I can hardly bear to look and yet I must, for how else can I even try to share his torment? Oh that I could deliver him from it, to be the mother who can scoop up her child when he has fallen down and hurt himself and tell him it will be alright. But it’s not going to be alright. I feel such panic, such terror. I can only cry and cry until it feels like there are no more tears that can be shed. And when I run out of tears, there is still this terrible, terrible pain in my heart that feels too much to bear. And yet he must bear worse so I will stay here and stay strong. If the glimpse of a loved one is all he can ask in these horrific hours, then I will be that for him.

 

I want to hate the men who deliver the blows, bear the whip, shout insults, but what I hate is their inhumanity, their blind adherence to an unjust system, the unquestioning obedience to immoral orders. How impossible it seems to hold to my beautiful son’s message of love and compassion when faced with such cruelty and injustice? And yet I see this love in the faces of those who have stayed here at my side, those who love Jesus and believe in his message. We will remain here and we will follow where he goes, even in these last hours until death. No matter the anguish, we will be here for him, and when he is gone, we must be here for each other.

Reading: Mark 15: 21-47

 

The women staying to watch the crucifixion when the male disciples were nowhere to be seen

 

This day has been an eternity – of impossible sadness and unimaginable pain. I have watched a friend die horribly and sat beside his mother while it happened, seen her unfathomable grief close up and felt my heart break that a man we all so desperately loved has been taken from us. Keeping our vigil in sight of the place of crucifixion, we have held each other tightly while our emotions ran from disbelief, to anger, to despair and now, in the stillness of twilight, the silence of what seems like the end of the world, to deepest sadness.

 

As I see him still upon the cross in the silhouette of night falling, it is impossible to imagine the sun ever shining again. Impossible to imagine even getting up from this place, pulling ourselves back together and taking steps back down the hillside without him.

 

It seems there should be more of us here.
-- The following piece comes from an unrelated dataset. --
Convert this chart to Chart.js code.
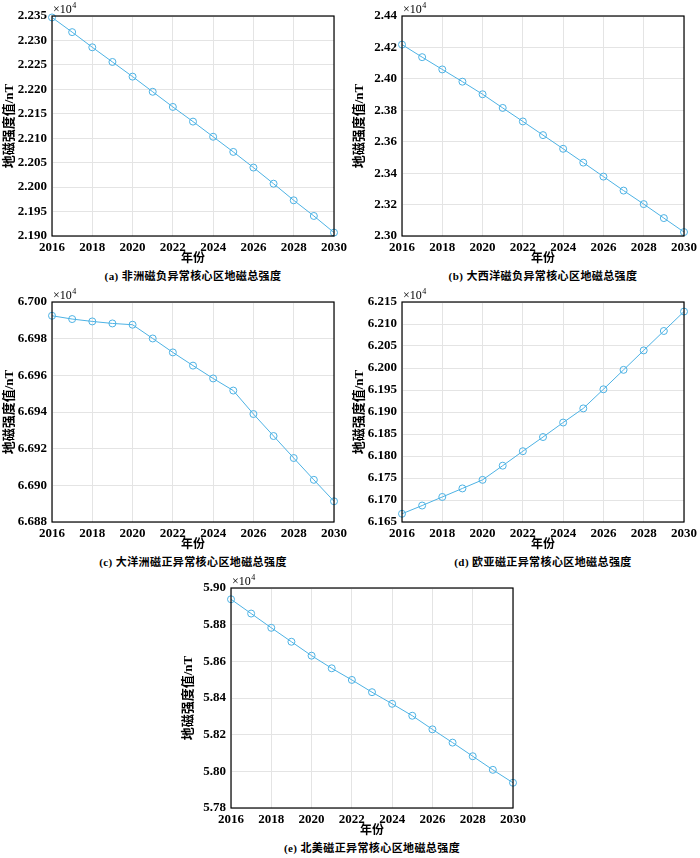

Where are the masses who cried Hosanna less than a week ago? Where are their declarations of devotion now? Where are the twelve who previously followed him through the region, through the good times? How can they run so quickly? There is danger but there is still reason. Even Joseph of Arimathea, a member of the Sanhedrin, has been bold enough to stand forward and say he will be responsible for Jesus’ burial, despite the risks of being associated with such a radical. We wait here numbly while he seeks permission from the governor. What value has discipleship if the followers can not also stand by him in the bad times? – and this is the worst of the bad times.

 

As we cling to each other against the growing cold, the gnawing fear and the crippling sadness, I wonder, where will we go from here? Can we follow a man who is no longer among us? I’m not sure but I feel that we must so that his death will have meaning and his message stay alive for future generations.

 

We must leave soon. It is almost dark. How long until daybreak?